In celebration of Women’s History Month, here are some bankable portrayals of women and money:
- Equity–is a corporate thriller that follows Naomi Bishop, an investment banker working on the IPO launch of a Silicon Valley company. While taut and engaging (and thrilling), it is also a very sophisticated exploration of the power dynamics on Wall Street between and among genders. One of the most memorable lines from the movie is Naomi’s deadpan, “I like money.” Taking a Wall Street opening bell hammer to the groan-inducing gold-digger trope, director Meera Mennon, portrays women as enjoying the competition, the chaos, the hard work of their careers but the perks, too (hello, enviable power wardrobe). And while Naomi’s character has been a caretaker for those around her, she reminds us that “Don’t let money be a dirty word. We can like that, too.”
- Drug Short on Netflix’ “Dirty Money”–Dubbed the “femme fatale of short trading,” Fahmi Quadir, a brilliant short seller who left a Ph.D. program in algebraic mathematics for a career on Wall Street, takes on drug behemoth Valeant…and wins.The recent Gamestop kerfuffle and techbro Elon Musk’s relentless Twitter beef has shorted short sellers, portraying them as predatory. Fahmi is a testament to a different kind of a short seller–one who looks to identify corporate malfeasance and (yes) reap the rewards. When she says, “I do my work in the shadows,” she is referring to the fact that short selling is sleuthing and hours of poring over quarterly earnings reports. In other words, you won’t find the kind of information Quadir unearths readily available and even less so revealed by the companies themselves.

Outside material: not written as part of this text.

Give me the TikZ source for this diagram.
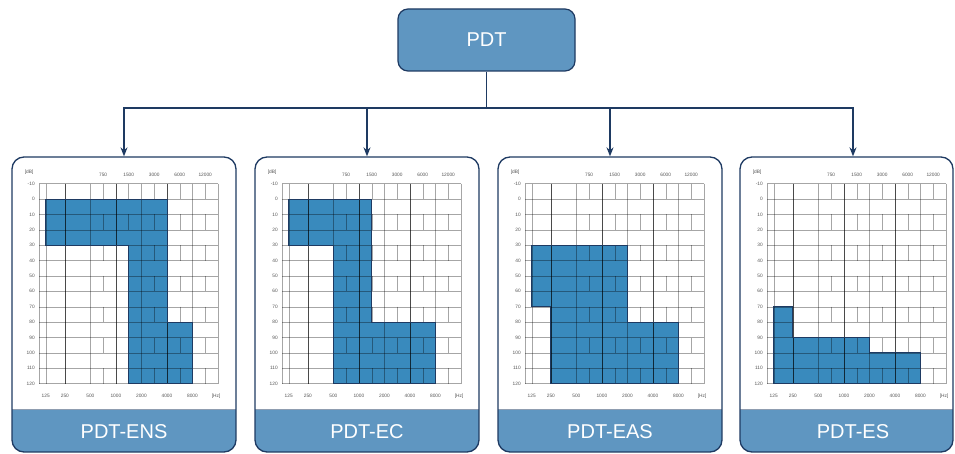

Short selling is especially male-dominated, so this documentary on a world understood by very few is illuminating: “All short sellers are outsiders. And women are especially outsiders in this world,” says Quadir.
- Capital in the 21st Century–”We have a mythology that what’s good for Wall Street is good for Main Street, but that’s really never been true,” says Rana Foroohar, financial journalist associate editor of the Financial Times, in this documentary take on Thomas Piketty’s tome of a book. Foroohar’s commentary features prominently in the film. And her recently-released book “Don’t Be Evil: The Case Against Big Tech” is a searing indictment of the extent to which tech behemoths are monetizing our data.

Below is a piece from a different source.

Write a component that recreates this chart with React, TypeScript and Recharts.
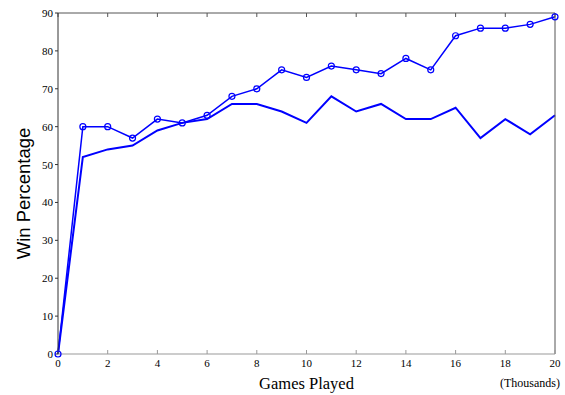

- Bethany McLean’s podcast “Making a Killing” Known for her book “Enron: The Smartest Guys in the Room,” journalist and contributing editor to Vanity Fair magazine, McLean takes issues you may think you understand and complicates them, featuring clever titles like “Keynes was wrong. Gen Z will have it worse.” Her more recent 2018 book “Saudi America: The Truth About Fracking and How It’s Changing the World” is also thoroughly engrossing and a must-read for the energy heads out there.
While portrayals of women in finance have been scarce, the tide is certainly turning, as is the cash flow, with more women asserting their seat at the table at this former boys’ bastion.